3度目のナイトクラブ訪問で、クリスが着付けをしたのはバート本人でした。周囲は驚愕と冷淡な目を向け、こっそり潜り込んでいたギャビーも凝視しています。楽屋に戻ったバートは、クリスに脱がせてくれと言い出しました。バートはクリスに愛を囁き、彼のためならギャビーも殺せると譫言のように話します。苛立ったクリスは衣装を破いてバートを殴り始めました。するとバートは突然冷静な顔になり、犯人を捕まえたと騒ぎ出します。
マスカラの結末:それぞれの愛
ナイトクラブ中に騒ぎが広まり、ギャビーも楽屋に行こうとしました。しかしバートが立ち塞がり、店から追い出してしまいます。ギャビーが店の出入り口付近に潜んでいると、バートが現れました。濡れ衣を着せられ、殴る蹴るの暴行を受けてボロボロになったクリスを引きずっています。ギャビーの制止も聞かず、バートはクリスを桟橋から海に落としてしまいました。

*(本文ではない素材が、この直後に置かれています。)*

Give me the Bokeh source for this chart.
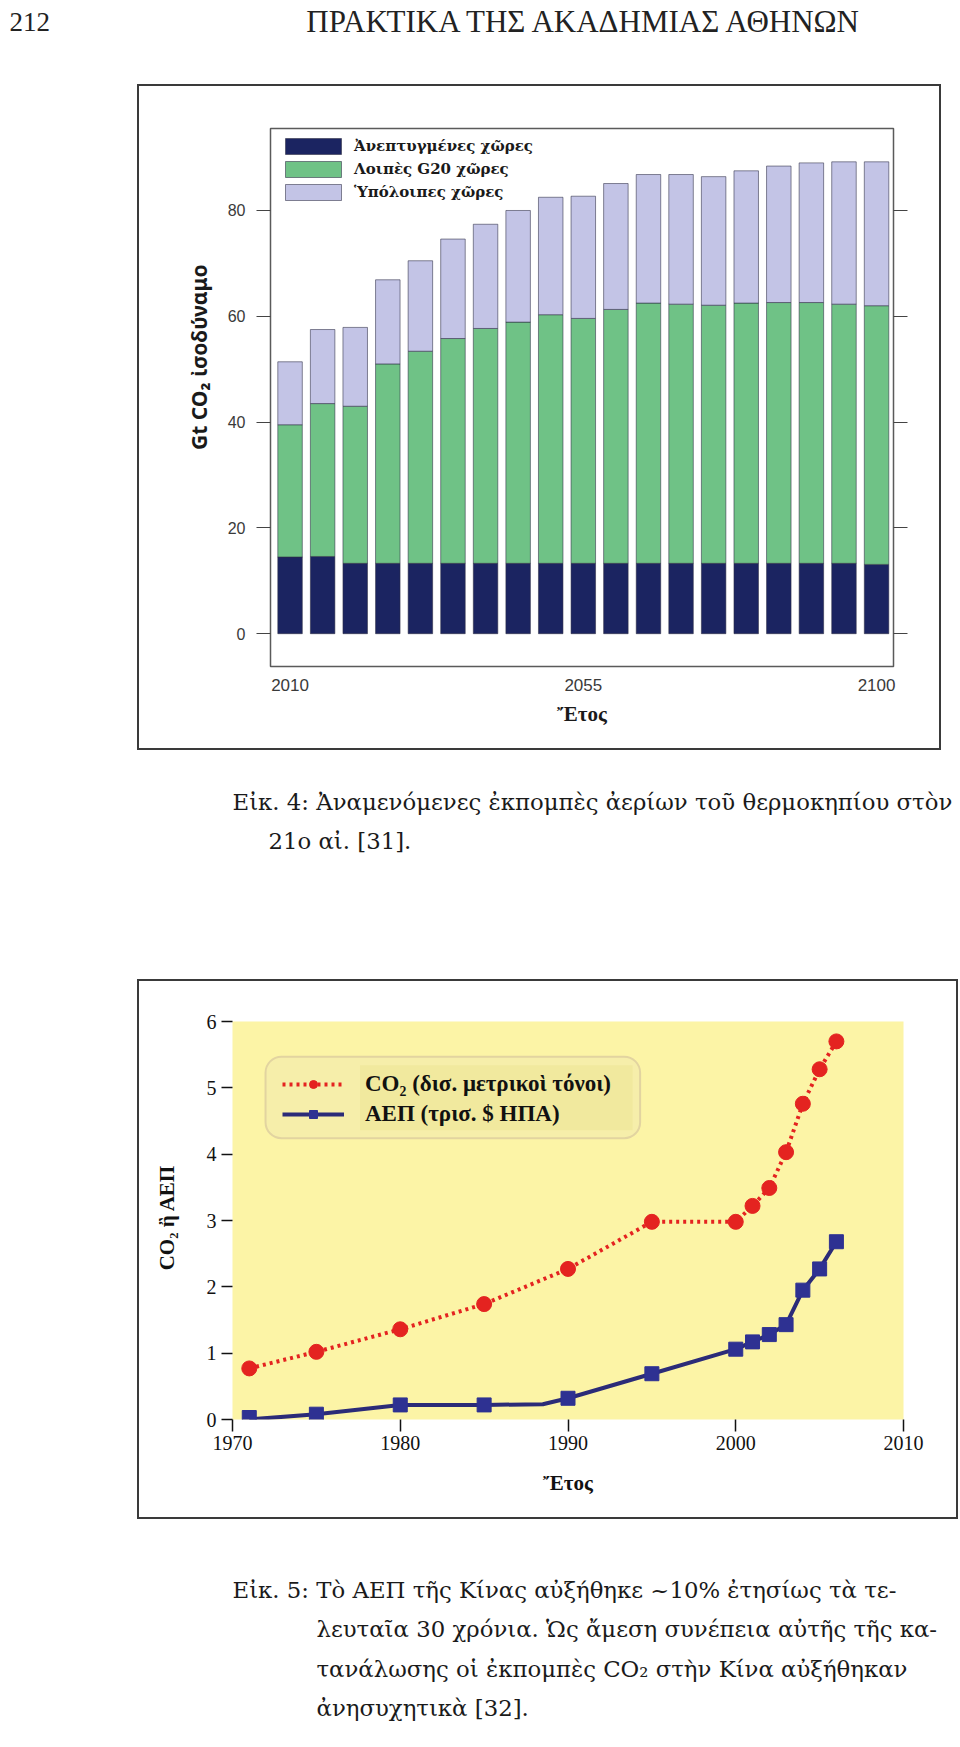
import math
from bokeh.plotting import figure
from bokeh.models import (Range1d, LinearAxis, FixedTicker, Legend, LegendItem,
                          BoxAnnotation, ColumnDataSource, Spacer)
from bokeh.layouts import column, row
from bokeh.core.properties import value
from bokeh.embed import file_html
from bokeh.resources import INLINE

# ---------------- Data: Fig. 4 (stacked bars) ----------------
years_fig4 = [2010, 2015, 2020, 2025, 2030, 2035, 2040, 2045, 2050, 2055,
              2060, 2065, 2070, 2075, 2080, 2085, 2090, 2095, 2100]
developed = [14.5, 14.6, 13.3, 13.3, 13.3, 13.3, 13.3, 13.3, 13.3, 13.3,
             13.3, 13.3, 13.3, 13.3, 13.3, 13.3, 13.3, 13.3, 13.1]
other_g20 = [25.0, 28.9, 29.7, 37.7, 40.1, 42.5, 44.4, 45.6, 47.0, 46.3,
             48.0, 49.2, 49.0, 48.8, 49.2, 49.3, 49.3, 49.0, 48.9]
rest_world = [11.9, 14.0, 14.9, 15.9, 17.1, 18.8, 19.7, 21.1, 22.2, 23.1,
              23.8, 24.3, 24.5, 24.3, 25.0, 25.8, 26.4, 26.9, 27.2]
fig4_series = ["Ἀνεπτυγμένες χῶρες", "Λοιπὲς G20 χῶρες", "Ὑπόλοιπες χῶρες"]
fig4_yticks = [0, 20, 40, 60, 80]
fig4_xticks = [2010, 2055, 2100]

# ---------------- Data: Fig. 5 (lines) ----------------
co2_years = [1971, 1975, 1980, 1985, 1990, 1995, 2000, 2001, 2002, 2003, 2004, 2005, 2006]
co2_values = [0.77, 1.02, 1.36, 1.74, 2.27, 2.98, 2.98, 3.22, 3.49, 4.03, 4.76, 5.28, 5.70]
gdp_years = [1971, 1975, 1980, 1985, 1990, 1995, 2000, 2001, 2002, 2003, 2004, 2005, 2006]
gdp_values = [0.03, 0.08, 0.22, 0.22, 0.32, 0.69, 1.06, 1.17, 1.28, 1.43, 1.95, 2.27, 2.68]
gdp_line_years = [1971, 1975, 1980, 1985, 1988.5, 1990, 1995, 2000, 2001, 2002, 2003, 2004, 2005, 2006]
gdp_line_values = [0.0, 0.08, 0.22, 0.22, 0.23, 0.32, 0.69, 1.06, 1.17, 1.28, 1.43, 1.95, 2.27, 2.68]
fig5_series = ["CO₂ (δισ. μετρικοὶ τόνοι)", "ΑΕΠ (τρισ. $ ΗΠΑ)"]
fig5_yticks = [0, 1, 2, 3, 4, 5, 6]
fig5_xticks = [1970, 1980, 1990, 2000, 2010]

# ---------------- Texts ----------------
page_number = "212"
running_head = "ΠΡΑΚΤΙΚΑ ΤΗΣ ΑΚΑΔΗΜΙΑΣ ΑΘΗΝΩΝ"
caption4 = ["Εἰκ. 4: Ἀναμενόμενες ἐκπομπὲς ἀερίων τοῦ θερμοκηπίου στὸν",
            "21ο αἰ. [31]."]
caption5 = ["Εἰκ. 5: Τὸ ΑΕΠ τῆς Κίνας αὐξήθηκε ~10% ἐτησίως τὰ τε-",
            "λευταῖα 30 χρόνια. Ὡς ἄμεση συνέπεια αὐτῆς τῆς κα-",
            "τανάλωσης οἱ ἐκπομπὲς CO₂ στὴν Κίνα αὐξήθηκαν",
            "ἀνησυχητικὰ [32]."]

W = 960
FRAME_COLOR = "#3a3a3a"
CAP_FONT = "DejaVu Serif"
CAP_SIZE = "22.8px"


def base_fig(w, h, **kw):
    return figure(width=w, height=h, toolbar_location=None, output_backend="svg",
                  title=None, frame_align=False, **kw)


def text_fig(w, h):
    p = base_fig(w, h, x_range=Range1d(0, w), y_range=Range1d(h, 0),
                 x_axis_type=None, y_axis_type=None, min_border=0)
    p.outline_line_color = None
    return p


def solid(w, h, color=FRAME_COLOR):
    return Spacer(width=w, height=h, styles={"background-color": color})


def put_text(p, left, top, px, py, txt, font, size, style="normal", color="#1a1a1a",
             align="left", angle=0.0, baseline="alphabetic"):
    p.text(x=[px - left], y=[py - top], text=[txt], text_font=value(font),
           text_font_size=size, text_font_style=style, text_color=color,
           text_align=align, text_baseline=baseline, angle=angle)


# ---------------- Header (page y 0..70) ----------------
ph = text_fig(W, 70)
put_text(ph, 0, 0, 9, 21, page_number, "Liberation Serif", "27px", color="#222222")
put_text(ph, 0, 0, 585, 21, running_head, "Liberation Serif", "31px", color="#222222",
         align="center")

# ---------------- Fig. 4 section (page y 70..765) ----------------
# outer frame: x 137..941, y 84..750 ; inner area x 139..939, y 86..748
yt4 = text_fig(76, 662)                      # page x 139..215
put_text(yt4, 139, 86, 198, 354, "Gt CO₂  ἰσοδύναμο", "Noto Sans", "21px",
         style="bold", align="center", angle=math.pi / 2, baseline="middle")

p4 = base_fig(724, 662, x_range=Range1d(2007.0, 2102.6), y_range=Range1d(-6.2, 95.5),
              min_border_left=55, min_border_right=46, min_border_top=42, min_border_bottom=82)
p4.grid.visible = False
p4.outline_line_color = "#5a5a5a"
p4.outline_line_width = 1.5

src4 = ColumnDataSource(dict(year=years_fig4, developed=developed,
                             other_g20=other_g20, rest=rest_world))
bars = p4.vbar_stack(["developed", "other_g20", "rest"], x="year", width=3.76, source=src4,
                     fill_color=["#1b2461", "#6fc286", "#c3c4e6"],
                     line_color="#2d2d45", line_width=0.7, line_alpha=0.8)

xa = p4.xaxis[0]
xa.ticker = FixedTicker(ticks=fig4_xticks)
xa.major_tick_out = 0
xa.major_tick_in = 0
xa.minor_tick_out = 0
xa.minor_tick_in = 0
xa.axis_line_color = None
xa.major_label_standoff = 12
xa.major_label_text_font = "Liberation Sans"
xa.major_label_text_font_size = "17px"
xa.major_label_text_color = "#3a3a3a"
xa.axis_label = "Ἔτος"
xa.axis_label_text_font = "Liberation Serif"
xa.axis_label_text_font_style = "bold"
xa.axis_label_text_font_size = "21px"
xa.axis_label_text_color = "#1a1a1a"
xa.axis_label_standoff = 8

ya = p4.yaxis[0]
ya.ticker = FixedTicker(ticks=fig4_yticks)
ya.major_tick_out = 14
ya.major_tick_in = 0
ya.minor_tick_out = 0
ya.minor_tick_in = 0
ya.major_tick_line_color = "#444444"
ya.axis_line_color = None
ya.major_label_standoff = 11
ya.major_label_text_font = "Liberation Sans"
ya.major_label_text_font_size = "16px"
ya.major_label_text_color = "#3a3a3a"

ra = LinearAxis(ticker=FixedTicker(ticks=fig4_yticks), major_tick_out=14, major_tick_in=0,
                minor_tick_out=0, minor_tick_in=0, axis_line_color=None,
                major_tick_line_color="#444444", major_label_text_color=None,
                major_label_text_alpha=0)
p4.add_layout(ra, "right")

leg4 = Legend(items=[LegendItem(label=fig4_series[i], renderers=[bars[i]]) for i in range(3)],
              location="top_left", margin=8, padding=0, spacing=3,
              glyph_width=70, glyph_height=20, label_height=20, label_standoff=6,
              label_text_font="DejaVu Serif", label_text_font_style="bold",
              label_text_font_size="15px", label_text_color="#1a1a1a",
              background_fill_alpha=0, border_line_color=None)
p4.add_layout(leg4)

frame4 = column(
    Spacer(width=804, height=14),
    solid(804, 2),
    row(solid(2, 662), yt4, p4, solid(2, 662), spacing=0),
    solid(804, 2),
    Spacer(width=804, height=15),
    spacing=0)
sec4 = row(Spacer(width=137, height=695), frame4, spacing=0)

# ---------------- Caption 4 (page y 765..970) ----------------
pc4 = text_fig(W, 205)
put_text(pc4, 0, 765, 232, 801.5, caption4[0], CAP_FONT, CAP_SIZE)
put_text(pc4, 0, 765, 268, 840, caption4[1], CAP_FONT, CAP_SIZE)

# ---------------- Fig. 5 section (page y 970..1530) ----------------
# outer frame: x 137..958, y 979..1519 ; inner area x 139..956, y 981..1517
yt5 = text_fig(61, 536)                      # page x 139..200
put_text(yt5, 139, 981, 166, 1217, "CO₂ ἢ ΑΕΠ", "Liberation Serif", "21px",
         style="bold", color="#111111", align="center", angle=math.pi / 2, baseline="middle")

p5 = base_fig(756, 536, x_range=Range1d(1970, 2010), y_range=Range1d(0, 6),
              min_border_left=32, min_border_right=53, min_border_top=40, min_border_bottom=98)
p5.grid.visible = False
p5.outline_line_color = None
p5.background_fill_color = "#fcf4a6"

p5.add_layout(BoxAnnotation(left=1971.97, right=1994.3, top=5.47, bottom=4.24,
                            fill_color="#f6eeaa", fill_alpha=1, line_color="#e2d4a0",
                            line_alpha=1, line_width=2, border_radius=16))
p5.add_layout(BoxAnnotation(left=1977.6, right=1993.85, top=5.34, bottom=4.36,
                            fill_color="#f1e99e", fill_alpha=1, line_color=None))

gdp_line = p5.line(gdp_line_years, gdp_line_values, line_color="#2b2b78", line_width=4)
gdp_pts = p5.scatter(gdp_years, gdp_values, marker="square", size=14,
                     fill_color="#2e3192", line_color="#2e3192")
co2_line = p5.line(co2_years, co2_values, line_color="#e42320", line_width=4, line_dash="3 4")
co2_pts = p5.scatter(co2_years, co2_values, marker="circle", size=15,
                     fill_color="#e42320", line_color="#e42320")

xb = p5.xaxis[0]
xb.ticker = FixedTicker(ticks=fig5_xticks)
xb.major_tick_out = 12
xb.major_tick_in = 0
xb.minor_tick_out = 0
xb.minor_tick_in = 0
xb.major_tick_line_color = "#111111"
xb.major_tick_line_width = 1.5
xb.axis_line_color = None
xb.major_label_standoff = 4
xb.major_label_text_font = "Liberation Serif"
xb.major_label_text_font_size = "20px"
xb.major_label_text_color = "#111111"
xb.axis_label = "Ἔτος"
xb.axis_label_text_font = "Liberation Serif"
xb.axis_label_text_font_style = "bold"
xb.axis_label_text_font_size = "21px"
xb.axis_label_text_color = "#111111"
xb.axis_label_standoff = 18

yb = p5.yaxis[0]
yb.ticker = FixedTicker(ticks=fig5_yticks)
yb.major_tick_out = 11
yb.major_tick_in = 0
yb.minor_tick_out = 0
yb.minor_tick_in = 0
yb.major_tick_line_color = "#111111"
yb.major_tick_line_width = 1.5
yb.axis_line_color = None
yb.major_label_standoff = 5
yb.major_label_text_font = "Liberation Serif"
yb.major_label_text_font_size = "20px"
yb.major_label_text_color = "#111111"

leg5 = Legend(items=[LegendItem(label=fig5_series[0], renderers=[co2_line, co2_pts]),
                     LegendItem(label=fig5_series[1], renderers=[gdp_line, gdp_pts])],
              location="top_left", margin=50, padding=0, spacing=4,
              glyph_width=62, glyph_height=20, label_height=20, label_standoff=21,
              label_text_font="Liberation Serif", label_text_font_style="bold",
              label_text_font_size="23px", label_text_color="#111111",
              background_fill_alpha=0, border_line_color=None)
p5.add_layout(leg5)

frame5 = column(
    Spacer(width=821, height=9),
    solid(821, 2),
    row(solid(2, 536), yt5, p5, solid(2, 536), spacing=0),
    solid(821, 2),
    Spacer(width=821, height=11),
    spacing=0)
sec5 = row(Spacer(width=137, height=560), frame5, spacing=0)

# ---------------- Caption 5 (page y 1530..1746) ----------------
pc5 = text_fig(W, 216)
put_text(pc5, 0, 1530, 232, 1589, caption5[0], CAP_FONT, CAP_SIZE)
for i, line in enumerate(caption5[1:]):
    put_text(pc5, 0, 1530, 316, 1628.5 + 39.5 * i, line, CAP_FONT, CAP_SIZE)

layout = column(ph, sec4, pc4, sec5, pc5, spacing=0)
open("out.html", "w").write(file_html(layout, INLINE))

逃げ出したバートをギャビーが追いかけます。通路が崩落し、行き止まりになった場所で追い詰められたバート。しかし彼はクリスのことを、死ぬしかない人間だったと言い出します。人を2人も殺した上、自分達姉弟の仲も壊した罪人だと。クリスを愛していたギャビーの目は怒りに燃えています。
ギャビーは「わたしと遠い所へ行って」と言いながら、一歩足を踏み出しました。バートは後ずさりしながら昔の思い出を語ります。「姉さんを心から愛してる」と言って、バートは崩落した部分から海に転落してしまいました。
翌日、海辺でバートとクリスの遺体が発見されます。ギャビーがキスをしたのはクリスの遺体でした。彼女が「愛をありがとう」と囁き、この映画は終わりを迎えます。
以上、映画「マスカラ」のあらすじと結末でした。